### [THE EXERCISE]
Quote each line of the material verbatim, without the pictures.
================================
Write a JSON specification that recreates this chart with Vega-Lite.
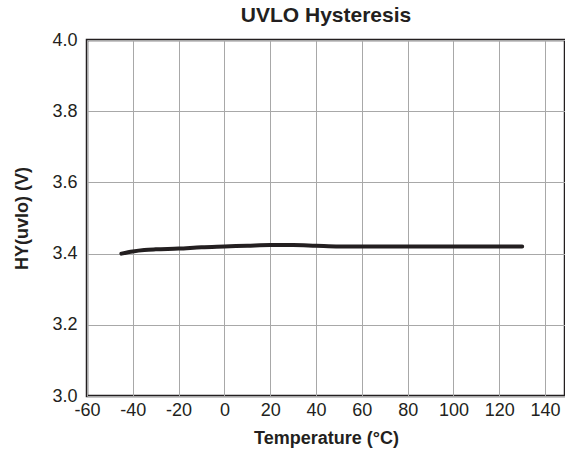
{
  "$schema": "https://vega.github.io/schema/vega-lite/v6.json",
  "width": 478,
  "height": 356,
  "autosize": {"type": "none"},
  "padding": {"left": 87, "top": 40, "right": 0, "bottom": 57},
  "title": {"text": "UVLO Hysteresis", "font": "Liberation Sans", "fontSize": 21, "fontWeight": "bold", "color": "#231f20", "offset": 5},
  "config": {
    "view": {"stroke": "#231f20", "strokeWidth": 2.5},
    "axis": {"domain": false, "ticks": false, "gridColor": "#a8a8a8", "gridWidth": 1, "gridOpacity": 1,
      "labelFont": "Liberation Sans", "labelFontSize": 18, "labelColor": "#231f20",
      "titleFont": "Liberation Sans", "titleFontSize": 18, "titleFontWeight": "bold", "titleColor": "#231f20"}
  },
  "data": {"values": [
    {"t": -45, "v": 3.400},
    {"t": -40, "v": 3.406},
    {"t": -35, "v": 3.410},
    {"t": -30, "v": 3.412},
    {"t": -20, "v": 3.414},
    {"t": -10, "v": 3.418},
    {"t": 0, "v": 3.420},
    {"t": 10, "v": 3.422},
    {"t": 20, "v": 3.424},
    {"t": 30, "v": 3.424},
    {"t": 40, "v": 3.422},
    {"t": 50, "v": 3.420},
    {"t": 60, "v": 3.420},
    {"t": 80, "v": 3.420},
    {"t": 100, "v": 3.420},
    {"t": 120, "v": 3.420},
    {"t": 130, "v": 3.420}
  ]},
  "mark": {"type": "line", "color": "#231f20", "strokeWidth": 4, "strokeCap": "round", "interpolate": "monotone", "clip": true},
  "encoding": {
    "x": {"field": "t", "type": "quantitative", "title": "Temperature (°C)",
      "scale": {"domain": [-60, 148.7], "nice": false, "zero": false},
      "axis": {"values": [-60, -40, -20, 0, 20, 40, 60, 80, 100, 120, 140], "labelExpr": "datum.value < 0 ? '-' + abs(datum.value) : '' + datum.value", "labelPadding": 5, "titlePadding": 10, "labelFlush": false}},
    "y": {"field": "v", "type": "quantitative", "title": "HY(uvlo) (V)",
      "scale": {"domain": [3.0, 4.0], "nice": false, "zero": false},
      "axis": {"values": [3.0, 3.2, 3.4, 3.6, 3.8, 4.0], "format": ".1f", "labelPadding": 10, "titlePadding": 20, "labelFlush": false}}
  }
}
================================
### [PROBLEM SOLUTION]
Write a JSON specification that recreates this chart with Vega-Lite.
{
  "$schema": "https://vega.github.io/schema/vega-lite/v6.json",
  "width": 478,
  "height": 356,
  "autosize": {"type": "none"},
  "padding": {"left": 87, "top": 40, "right": 0, "bottom": 57},
  "title": {"text": "UVLO Hysteresis", "font": "Liberation Sans", "fontSize": 21, "fontWeight": "bold", "color": "#231f20", "offset": 5},
  "config": {
    "view": {"stroke": "#231f20", "strokeWidth": 2.5},
    "axis": {"domain": false, "ticks": false, "gridColor": "#a8a8a8", "gridWidth": 1, "gridOpacity": 1,
      "labelFont": "Liberation Sans", "labelFontSize": 18, "labelColor": "#231f20",
      "titleFont": "Liberation Sans", "titleFontSize": 18, "titleFontWeight": "bold", "titleColor": "#231f20"}
  },
  "data": {"values": [
    {"t": -45, "v": 3.400},
    {"t": -40, "v": 3.406},
    {"t": -35, "v": 3.410},
    {"t": -30, "v": 3.412},
    {"t": -20, "v": 3.414},
    {"t": -10, "v": 3.418},
    {"t": 0, "v": 3.420},
    {"t": 10, "v": 3.422},
    {"t": 20, "v": 3.424},
    {"t": 30, "v": 3.424},
    {"t": 40, "v": 3.422},
    {"t": 50, "v": 3.420},
    {"t": 60, "v": 3.420},
    {"t": 80, "v": 3.420},
    {"t": 100, "v": 3.420},
    {"t": 120, "v": 3.420},
    {"t": 130, "v": 3.420}
  ]},
  "mark": {"type": "line", "color": "#231f20", "strokeWidth": 4, "strokeCap": "round", "interpolate": "monotone", "clip": true},
  "encoding": {
    "x": {"field": "t", "type": "quantitative", "title": "Temperature (°C)",
      "scale": {"domain": [-60, 148.7], "nice": false, "zero": false},
      "axis": {"values": [-60, -40, -20, 0, 20, 40, 60, 80, 100, 120, 140], "labelExpr": "datum.value < 0 ? '-' + abs(datum.value) : '' + datum.value", "labelPadding": 5, "titlePadding": 10, "labelFlush": false}},
    "y": {"field": "v", "type": "quantitative", "title": "HY(uvlo) (V)",
      "scale": {"domain": [3.0, 4.0], "nice": false, "zero": false},
      "axis": {"values": [3.0, 3.2, 3.4, 3.6, 3.8, 4.0], "format": ".1f", "labelPadding": 10, "titlePadding": 20, "labelFlush": false}}
  }
}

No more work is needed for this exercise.